61. You pick your teeth from a catalog.
62. You've ever financed a tattoo.
63. You refer to the time you won a free case of oil as the "day my ship came in."
64. Your hairdo has ever been ruined by a ceiling fan.
65. Your mother has been involved in a fist fight at a high school sports event.
66. You've ever barbecued Spam on the grill.
67. You own all the components of soap on a rope except the soap.
68. The best way to keep things cold is to leave 'em in the shade.
69. You've ever raked leaves in your kitchen.
70. The neighbors started a petition over your Christmas lights.
71. Your brother-in-law is your uncle.
72. You entire family has ever sat around waiting for a call from the governor to spare a loved one.
73. You go to the family reunion to pick up women.
74. Your grandmother has ever been asked to leave a bingo game because of her language.
75. You can't tell what color your car is because of the dirt.
76. You have refused to watch the Academy Awards since "Smokey and the Bandit" was snubbed for best picture.
77. None of your shirts cover your stomach.
78. Your only condiment on the dining room table is the economy size bottle of ketchup. (Lee Ann says this one is inappropriate...)
79. The rear tires on your car are at least twice as wide as the front ones.

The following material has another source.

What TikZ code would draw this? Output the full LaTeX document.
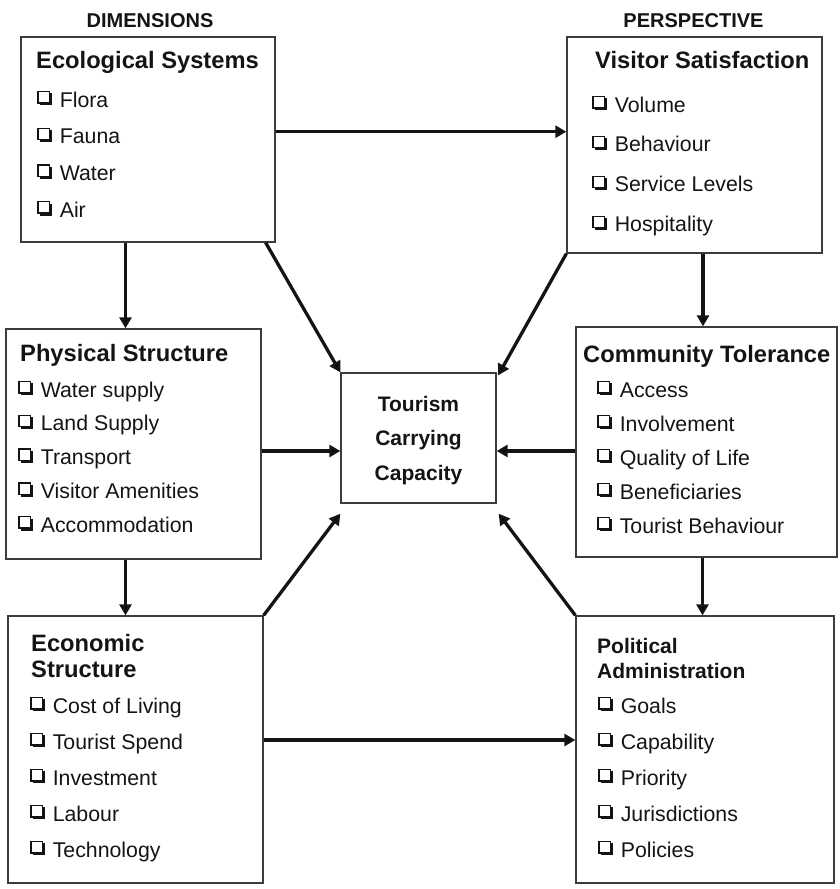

80. You consider "Outdoor Life" deep reading.
81. You prominently display a gift you bought at Graceland.
82. You use the term `over yonder' more than once a month.
83. Birds are attracted to your beard.
84. The diploma hanging in your den contains the words
"Trucking Institute."
85. Your mother keeps a spit cup on the ironing board.
86. Your wife's job requires her to wear an orange vest.
87. You've ever worn a tube top to a wedding.
88. Bikers back down from your momma.
89. You were shooting pool when your kids were born.
90. Your favorite Christmas present was a painting on black velvet.
91. You think that Dom Perignon is a Mafia leader.
92. Your school fight song was "Dueling Banjos".
93. You think a chain saw is a musical instrument.
94. You've ever stolen clothes from a scarecrow.
95. Edited out
96. You think that beef jerky and Moon Pies are two of the major food groups.
97. You've ever shot a deer from inside your house.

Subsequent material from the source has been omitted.